As in the second-phase performance in February, a bouquet of roses will set the stage, inviting a sense of nostalgia — “that feeling … when something is left behind, either you or them.” Stallings described Bruce Harlan’s lighting designs as rays, shafts and pools of light “that seem as if they are casting their spell right from the moon. Sometimes we can see the source, sometimes we can’t.” New to gloATL, Tian Justman will design the costumes.
Stallings has adapted a new tool that she calls “blurring.” It’s apparent in music selections by Max Richter, one of several composers featured in the performance. The choreographer described the effect: “Imagine following a string, a line, for a long time. You can’t see the end, but as you are following it, you begin making up ideas as to where it might get to, where it might take you to. Then suddenly the string ends.” Each viewer can finish the story in his or her own mind.

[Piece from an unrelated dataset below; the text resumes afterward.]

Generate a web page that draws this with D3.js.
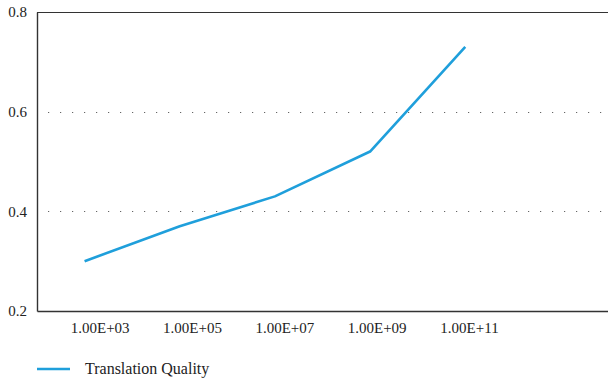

Stallings’ site-specific works, such as “pour,” “Bloom” and “Hinterland,” pushed audiences and performers out of their traditional roles, sometimes out of their comfort zones. She asked the public to migrate behind performers, compete for views and make choices about what they wanted to see. The gloATL dancers braved summer heat and autumn chill, as growing crowds encroached. “Chapter III” will take performers and public outside their comfort zones in a different sense, as performers take emotional risks, peel away layers and make themselves vulnerable and exposed.
GloATL is willing to dig into deeper, personal resources. The question is, are Atlantans also willing to go there?